Friday, May 26, 2017

It's like Beirut! Manchester/Beirut positive analogies!

This is the place - Tony Walsh
Poet Tony Walsh, in the aftermath of the drama surrounding the bomb that exploded at the Ariana Grande concert in Manchester, read this wonderful poem (please click on the image and read it, it is warm, funny, defiant, sincere and very "Mancunian").
Then there was that Oasis "Don't look back in anger" spontaneous singing following the moment of silence vigil there when one woman named Lydia Bernsmeier-Rullow started chanting and the whole crowd sang along following pace. Bernsmeier-Rullow said "We can’t be looking backwards to what happened, we have to look forwards to the future ... We’re all gonna get on with it, because that’s what Manchester does."
Or that man identified as "Ian" who said "They want us to turn on our neighbors and it will never happen". "Some are born here, some are drawn here, but we all call it home" - according to Walsh.

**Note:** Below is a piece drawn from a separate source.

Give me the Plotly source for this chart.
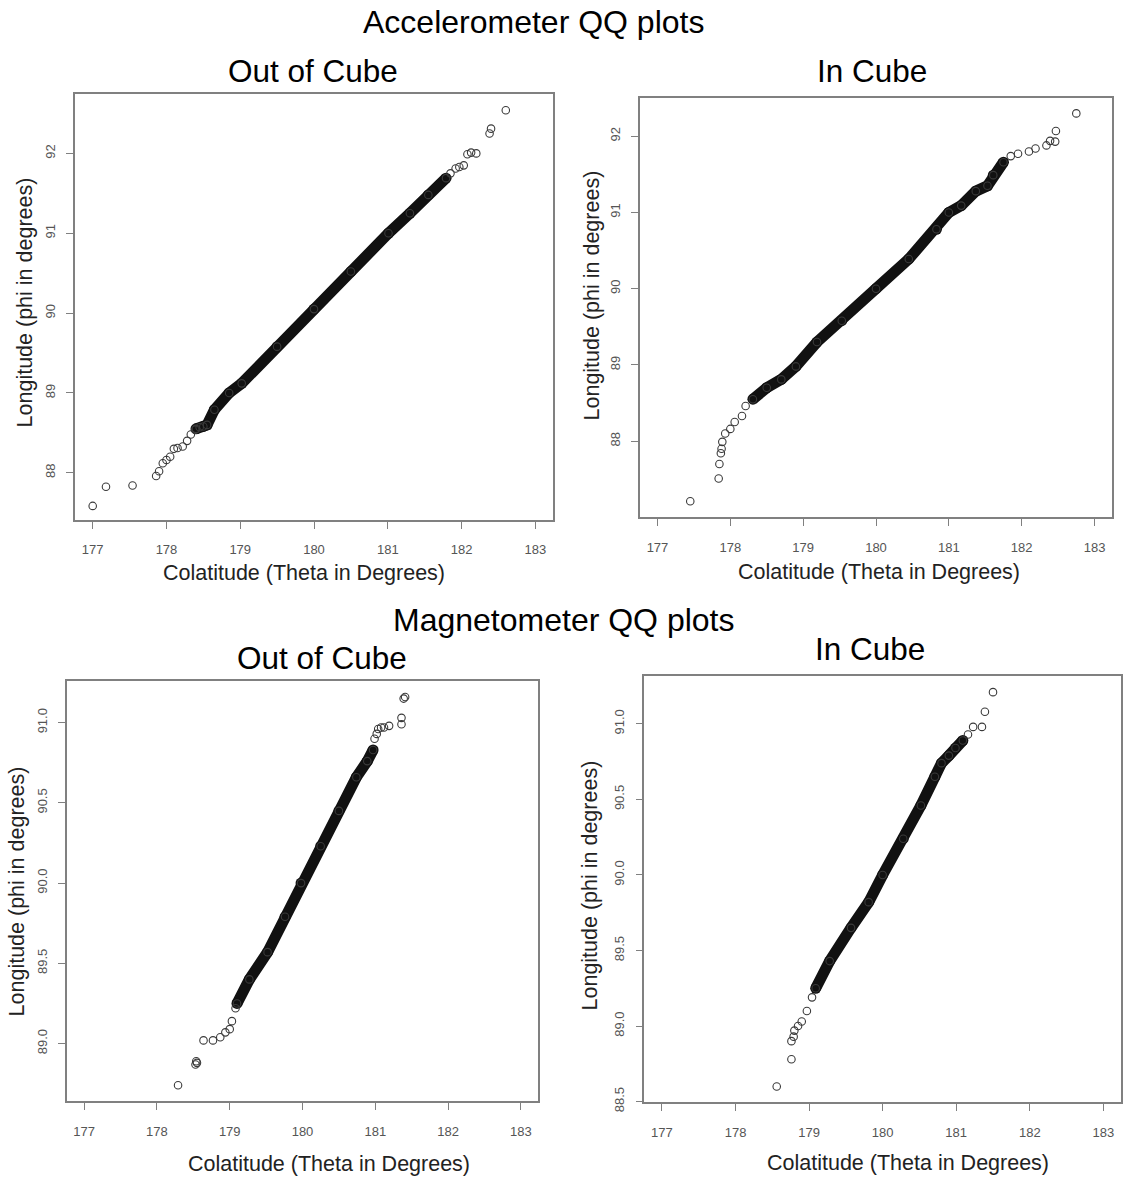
import plotly.graph_objects as go

W, H = 1123, 1190

# ---------------- data ----------------
# Accelerometer, Out of Cube
acc_out_band_theta = [178.4, 178.5, 178.55, 178.65, 178.85, 179.02, 179.5, 180.0, 180.5, 181.01, 181.3, 181.55, 181.79]
acc_out_band_phi   = [88.55, 88.58, 88.6, 88.79, 89.0, 89.12, 89.58, 90.05, 90.52, 91.0, 91.25, 91.48, 91.69]
acc_out_pts_theta = [177.0, 177.18, 177.54, 177.86, 177.9, 177.95, 178.0, 178.05, 178.1, 178.15, 178.22, 178.28,
                     178.33, 178.39, 178.45, 181.85, 181.92, 181.97, 182.03, 182.08, 182.13, 182.2, 182.38, 182.4, 182.6]
acc_out_pts_phi   = [87.585, 87.826, 87.84, 87.96, 88.02, 88.12, 88.16, 88.2, 88.3, 88.31, 88.33, 88.4,
                     88.48, 88.54, 88.57, 91.75, 91.81, 91.83, 91.85, 91.99, 92.01, 92.0, 92.25, 92.31, 92.54]

# Accelerometer, In Cube
acc_in_band_theta = [178.31, 178.5, 178.7, 178.9, 179.19, 179.53, 180.0, 180.45, 180.83, 181.0, 181.17, 181.37, 181.53, 181.61, 181.75]
acc_in_band_phi   = [88.55, 88.70, 88.81, 88.98, 89.30, 89.58, 90.0, 90.39, 90.78, 91.0, 91.09, 91.28, 91.35, 91.49, 91.66]
acc_in_pts_theta = [177.45, 177.84, 177.85, 177.87, 177.88, 177.89, 177.93, 178.0, 178.06, 178.16, 178.21,
                    181.85, 181.95, 182.1, 182.19, 182.34, 182.39, 182.46, 182.47, 182.75]
acc_in_pts_phi   = [87.21, 87.51, 87.70, 87.84, 87.90, 87.99, 88.10, 88.16, 88.25, 88.33, 88.46,
                    91.74, 91.77, 91.80, 91.84, 91.88, 91.94, 91.93, 92.07, 92.30]

# Magnetometer, Out of Cube
mag_out_band_theta = [179.1, 179.27, 179.52, 179.76, 179.98, 180.25, 180.5, 180.74, 180.89, 180.97]
mag_out_band_phi   = [89.25, 89.40, 89.57, 89.79, 90.0, 90.23, 90.45, 90.66, 90.76, 90.83]
mag_out_pts_theta = [178.29, 178.53, 178.54, 178.55, 178.64, 178.77, 178.87, 178.94, 179.0, 179.03, 179.08,
                     180.99, 181.02, 181.04, 181.08, 181.12, 181.19, 181.36, 181.36, 181.39, 181.41]
mag_out_pts_phi   = [88.74, 88.87, 88.89, 88.88, 89.02, 89.02, 89.04, 89.07, 89.09, 89.14, 89.22,
                     90.90, 90.93, 90.96, 90.97, 90.97, 90.98, 91.03, 90.99, 91.15, 91.16]

# Magnetometer, In Cube
mag_in_band_theta = [179.09, 179.28, 179.57, 179.81, 180.0, 180.28, 180.52, 180.71, 180.80, 180.90, 180.99, 181.09]
mag_in_band_phi   = [89.25, 89.43, 89.65, 89.82, 90.0, 90.24, 90.46, 90.65, 90.74, 90.79, 90.84, 90.89]
mag_in_pts_theta = [178.56, 178.76, 178.76, 178.79, 178.80, 178.85, 178.90, 178.97, 179.04,
                    181.16, 181.23, 181.35, 181.39, 181.50]
mag_in_pts_phi   = [88.60, 88.78, 88.90, 88.93, 88.97, 89.0, 89.03, 89.10, 89.19,
                    90.93, 90.98, 90.98, 91.08, 91.21]

x_ticks = [177, 178, 179, 180, 181, 182, 183]
acc_y_ticks = [88, 89, 90, 91, 92]
mag_out_y_ticks = [89.0, 89.5, 90.0, 90.5, 91.0]
mag_in_y_ticks = [88.5, 89.0, 89.5, 90.0, 90.5, 91.0]

main_titles = ["Accelerometer QQ plots", "Magnetometer QQ plots"]
panel_titles = ["Out of Cube", "In Cube", "Out of Cube", "In Cube"]
x_title = "Colatitude (Theta in Degrees)"
y_title = "Longitude (phi in degrees)"

# ---------------- layout (pixels) ----------------
panels = [
    dict(bx=acc_out_band_theta, by=acc_out_band_phi, px=acc_out_pts_theta, py=acc_out_pts_phi,
         box=(75, 553, 94.3, 524.3), yr=[87.41, 92.75], yt=acc_y_ticks, yfmt="d",
         title=(313, 72), xt=(304, 578), ytp=(25, 305)),
    dict(bx=acc_in_band_theta, by=acc_in_band_phi, px=acc_in_pts_theta, py=acc_in_pts_phi,
         box=(640, 1112, 99, 521.7), yr=[87.0, 92.5], yt=acc_y_ticks, yfmt="d",
         title=(872, 72), xt=(879, 577), ytp=(592, 298)),
    dict(bx=mag_out_band_theta, by=mag_out_band_phi, px=mag_out_pts_theta, py=mag_out_pts_phi,
         box=(66.7, 538.3, 686.7, 1110.7), yr=[88.64, 91.26], yt=mag_out_y_ticks, yfmt=".1f",
         title=(322, 664), xt=(329, 1174), ytp=(17, 899)),
    dict(bx=mag_in_band_theta, by=mag_in_band_phi, px=mag_in_pts_theta, py=mag_in_pts_phi,
         box=(644.3, 1121, 681.7, 1111.7), yr=[88.495, 91.317], yt=mag_in_y_ticks, yfmt=".1f",
         title=(870, 655), xt=(908, 1173), ytp=(590, 893)),
]

FONT = "Liberation Sans, Arial, sans-serif"
fig = go.Figure()
annotations = []

def ann(text, x, y, size, color="#000", angle=0):
    annotations.append(dict(text=text, x=x / W, y=1 - y / H, xref="paper", yref="paper",
                            xanchor="center", yanchor="middle", showarrow=False, textangle=angle,
                            font=dict(family=FONT, size=size, color=color)))

layout_axes = {}
for i, p in enumerate(panels, start=1):
    xa = "x" if i == 1 else f"x{i}"
    ya = "y" if i == 1 else f"y{i}"
    # dense overlapping band of points
    fig.add_trace(go.Scatter(x=p["bx"], y=p["by"], mode="lines+markers", xaxis=xa, yaxis=ya,
                             line=dict(color="#111", width=11),
                             marker=dict(symbol="circle", size=11, color="#111", line=dict(width=0)),
                             hoverinfo="skip", showlegend=False))
    # individual points (open circles)
    fig.add_trace(go.Scatter(x=p["px"] + p["bx"], y=p["py"] + p["by"], mode="markers", xaxis=xa, yaxis=ya,
                             marker=dict(symbol="circle-open", size=7.5, color="#3a3a3a", line=dict(width=1.1)),
                             showlegend=False))
    l, r, t, b = p["box"]
    common = dict(showline=True, linecolor="#808080", linewidth=1.5, mirror=True, showgrid=False,
                  zeroline=False, ticks="outside", ticklen=7, tickcolor="#808080", tickwidth=1.2,
                  tickfont=dict(family=FONT, size=13, color="#555"))
    layout_axes["xaxis" if i == 1 else f"xaxis{i}"] = dict(
        domain=[l / W, r / W], range=[176.76, 183.24], tickvals=x_ticks, anchor=ya,
        ticklabelstandoff=10, **common)
    layout_axes["yaxis" if i == 1 else f"yaxis{i}"] = dict(
        domain=[1 - b / H, 1 - t / H], range=p["yr"], tickvals=p["yt"], tickformat=p["yfmt"],
        anchor=xa, tickangle=-90, ticklabelstandoff=6, **common)
    ann(panel_titles[i - 1], p["title"][0], p["title"][1], 31.5)
    ann(x_title, p["xt"][0], p["xt"][1], 21.5, "#222")
    ann(y_title, p["ytp"][0], p["ytp"][1], 21.5, "#222", angle=-90)

ann(main_titles[0], 533, 22, 32)
ann(main_titles[1], 563, 625, 32)

fig.update_layout(width=W, height=H, margin=dict(l=0, r=0, t=0, b=0),
                  paper_bgcolor="white", plot_bgcolor="white", annotations=annotations,
                  showlegend=False, **layout_axes)

fig.write_html("out.html")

Attacks in European cities are becoming more and more frequent, and more and more visible. We had "pray for Paris" (mind you, one of the attacks happened just a day after an attack in Beirut, but it seems praying for Paris is more hip, or perhaps gets delivered faster to whomever they are praying for), "pray for Brussels" and the list goes on. "We won't take defeat and we don't want your pity" Walsh brilliantly puts it.
Manchester stood there, "tall" (as Walsh put it), justifying the "Keep calm and move on" original poster from the WWII days which is now an internet meme. But it is that attitude, of dusting off, going on business as usual, continuing with whomever is left that struck me.
It's like Beirut, but in a very good way.
Beirut is like that. "Oh there's been a bomb? Better then take the other road to work" - an almost careless attitude to danger, but one which highlights that same passion for life, that same "make us a brew while you're up, love!" as Walsh puts it chiming in.
The Tony Walsh poem is moving in so many ways, and - no, not of comparison, but it does remind me of my own prose-poetry works for the 2006 war in Lebanon, collectively titled "Beirut Mayhem-ek" (Part I, Part II, Part III, Part IV, Part V, Part VI, Part VII), that odd-bonkers way of living a tragedy associated with a city and eventually moving on.
The Guardian said it best, "found words where there are no words", paradoxically, it is also a poem that makes one speechless.
"Choose love" Walsh ends his poem.
Yes, do so, if only to irritate the imbeciles!